Return the listing below unchanged, minus its pictures.

═══ PROVIDED DATA

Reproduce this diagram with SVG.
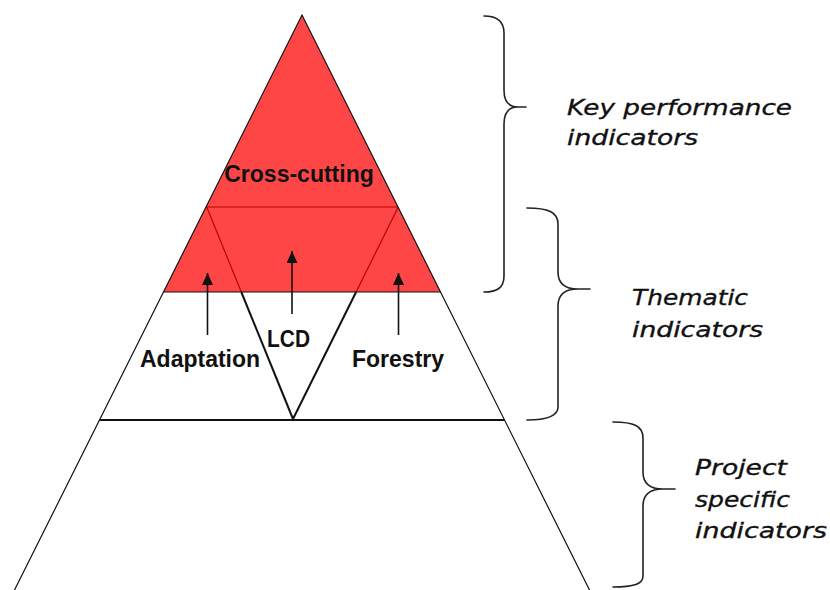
<svg xmlns="http://www.w3.org/2000/svg" width="830" height="590" viewBox="0 0 830 590">
<defs>
<style>
.outline{fill:none;stroke:#111;stroke-width:1.2}
.redline{fill:none;stroke:#c00000;stroke-width:1.2}
.thick{fill:none;stroke:#111;stroke-width:2}
.brace{fill:none;stroke:#222;stroke-width:1.6;stroke-linecap:round}
.lbl{font-family:"Liberation Sans",Arial,sans-serif;font-weight:bold;font-size:23px;fill:#111}
.side{font-family:"DejaVu Sans",Verdana,sans-serif;font-style:italic;font-size:22px;fill:#111;stroke:#111;stroke-width:0.35}
.arrow{stroke:#111;stroke-width:1.6;fill:none}
</style>
<marker id="ah" viewBox="0 0 12 11" refX="12" refY="5.5" markerWidth="12" markerHeight="11" markerUnits="userSpaceOnUse" orient="auto">
<path d="M0,0 L12,5.5 L0,11 Z" fill="#111"/>
</marker>
</defs>
<rect width="830" height="590" fill="#fff"/>

<g id="tier-kpi">
<polygon points="302,15 163.5,292 440.5,292" fill="#ff4646"/>
<line class="redline" x1="206" y1="207" x2="398" y2="207"/>
<text class="lbl" x="299" y="182" text-anchor="middle" fill="#1a0000">Cross-cutting</text>
</g>

<g id="tier-thematic">
<line class="redline" x1="206.7" y1="207" x2="241.3" y2="292"/>
<line class="redline" x1="398.3" y1="207" x2="356.1" y2="292"/>
<line class="thick" x1="241.3" y1="292" x2="293" y2="419"/>
<line class="thick" x1="356.1" y1="292" x2="293" y2="419"/>
<line class="outline" x1="163.5" y1="292" x2="440.5" y2="292"/>
<text class="lbl" x="140" y="367">Adaptation</text>
<text class="lbl" x="267" y="347" textLength="43" lengthAdjust="spacingAndGlyphs">LCD</text>
<text class="lbl" x="352" y="367">Forestry</text>
</g>

<g id="tier-project">
<line class="thick" x1="99.5" y1="420" x2="504.5" y2="420" style="stroke-width:1.8"/>
</g>

<g id="pyramid-outline">
<polyline class="outline" points="13.5,592 302,15 590.5,592"/>
</g>

<g id="connectors">
<line class="arrow" x1="207.5" y1="335" x2="207.5" y2="273" marker-end="url(#ah)"/>
<line class="arrow" x1="292" y1="314" x2="292" y2="251" marker-end="url(#ah)"/>
<line class="arrow" x1="398.5" y1="335" x2="398.5" y2="273" marker-end="url(#ah)"/>
</g>

<g id="brace-kpi">
<path class="brace" d="M484,16 C497,16 504,21 504,33 L504,90 C504,101 509,107 518,107 L526,107 M518,107 C509,107 504,113 504,124 L504,276 C504,288 497,292 484,292"/>
<text class="side" x="567" y="115" textLength="225" lengthAdjust="spacingAndGlyphs">Key performance</text>
<text class="side" x="567" y="145" textLength="131" lengthAdjust="spacingAndGlyphs">indicators</text>
</g>

<g id="brace-thematic">
<path class="brace" d="M527,208 C548,208 558,212 558,224 L558,272 C558,283 564,289 578,289 L590,289 M578,289 C564,289 558,295 558,306 L558,407 C558,416 548,420 527,420"/>
<text class="side" x="632" y="305" textLength="116" lengthAdjust="spacingAndGlyphs">Thematic</text>
<text class="side" x="632" y="337" textLength="131" lengthAdjust="spacingAndGlyphs">indicators</text>
</g>

<g id="brace-project">
<path class="brace" d="M613,422 C634,422 643,426 643,438 L643,472 C643,483 649,489 663,489 L675,489 M663,489 C649,489 643,495 643,506 L643,576 C643,584 634,587 613,587"/>
<text class="side" x="695" y="475" textLength="92" lengthAdjust="spacingAndGlyphs">Project</text>
<text class="side" x="695" y="507" textLength="95" lengthAdjust="spacingAndGlyphs">specific</text>
<text class="side" x="695" y="538" textLength="132" lengthAdjust="spacingAndGlyphs">indicators</text>
</g>
</svg>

══════

● **EXPECTED ANSWER**
Reproduce this diagram with SVG.
<svg xmlns="http://www.w3.org/2000/svg" width="830" height="590" viewBox="0 0 830 590">
<defs>
<style>
.outline{fill:none;stroke:#111;stroke-width:1.2}
.redline{fill:none;stroke:#c00000;stroke-width:1.2}
.thick{fill:none;stroke:#111;stroke-width:2}
.brace{fill:none;stroke:#222;stroke-width:1.6;stroke-linecap:round}
.lbl{font-family:"Liberation Sans",Arial,sans-serif;font-weight:bold;font-size:23px;fill:#111}
.side{font-family:"DejaVu Sans",Verdana,sans-serif;font-style:italic;font-size:22px;fill:#111;stroke:#111;stroke-width:0.35}
.arrow{stroke:#111;stroke-width:1.6;fill:none}
</style>
<marker id="ah" viewBox="0 0 12 11" refX="12" refY="5.5" markerWidth="12" markerHeight="11" markerUnits="userSpaceOnUse" orient="auto">
<path d="M0,0 L12,5.5 L0,11 Z" fill="#111"/>
</marker>
</defs>
<rect width="830" height="590" fill="#fff"/>

<g id="tier-kpi">
<polygon points="302,15 163.5,292 440.5,292" fill="#ff4646"/>
<line class="redline" x1="206" y1="207" x2="398" y2="207"/>
<text class="lbl" x="299" y="182" text-anchor="middle" fill="#1a0000">Cross-cutting</text>
</g>

<g id="tier-thematic">
<line class="redline" x1="206.7" y1="207" x2="241.3" y2="292"/>
<line class="redline" x1="398.3" y1="207" x2="356.1" y2="292"/>
<line class="thick" x1="241.3" y1="292" x2="293" y2="419"/>
<line class="thick" x1="356.1" y1="292" x2="293" y2="419"/>
<line class="outline" x1="163.5" y1="292" x2="440.5" y2="292"/>
<text class="lbl" x="140" y="367">Adaptation</text>
<text class="lbl" x="267" y="347" textLength="43" lengthAdjust="spacingAndGlyphs">LCD</text>
<text class="lbl" x="352" y="367">Forestry</text>
</g>

<g id="tier-project">
<line class="thick" x1="99.5" y1="420" x2="504.5" y2="420" style="stroke-width:1.8"/>
</g>

<g id="pyramid-outline">
<polyline class="outline" points="13.5,592 302,15 590.5,592"/>
</g>

<g id="connectors">
<line class="arrow" x1="207.5" y1="335" x2="207.5" y2="273" marker-end="url(#ah)"/>
<line class="arrow" x1="292" y1="314" x2="292" y2="251" marker-end="url(#ah)"/>
<line class="arrow" x1="398.5" y1="335" x2="398.5" y2="273" marker-end="url(#ah)"/>
</g>

<g id="brace-kpi">
<path class="brace" d="M484,16 C497,16 504,21 504,33 L504,90 C504,101 509,107 518,107 L526,107 M518,107 C509,107 504,113 504,124 L504,276 C504,288 497,292 484,292"/>
<text class="side" x="567" y="115" textLength="225" lengthAdjust="spacingAndGlyphs">Key performance</text>
<text class="side" x="567" y="145" textLength="131" lengthAdjust="spacingAndGlyphs">indicators</text>
</g>

<g id="brace-thematic">
<path class="brace" d="M527,208 C548,208 558,212 558,224 L558,272 C558,283 564,289 578,289 L590,289 M578,289 C564,289 558,295 558,306 L558,407 C558,416 548,420 527,420"/>
<text class="side" x="632" y="305" textLength="116" lengthAdjust="spacingAndGlyphs">Thematic</text>
<text class="side" x="632" y="337" textLength="131" lengthAdjust="spacingAndGlyphs">indicators</text>
</g>

<g id="brace-project">
<path class="brace" d="M613,422 C634,422 643,426 643,438 L643,472 C643,483 649,489 663,489 L675,489 M663,489 C649,489 643,495 643,506 L643,576 C643,584 634,587 613,587"/>
<text class="side" x="695" y="475" textLength="92" lengthAdjust="spacingAndGlyphs">Project</text>
<text class="side" x="695" y="507" textLength="95" lengthAdjust="spacingAndGlyphs">specific</text>
<text class="side" x="695" y="538" textLength="132" lengthAdjust="spacingAndGlyphs">indicators</text>
</g>
</svg>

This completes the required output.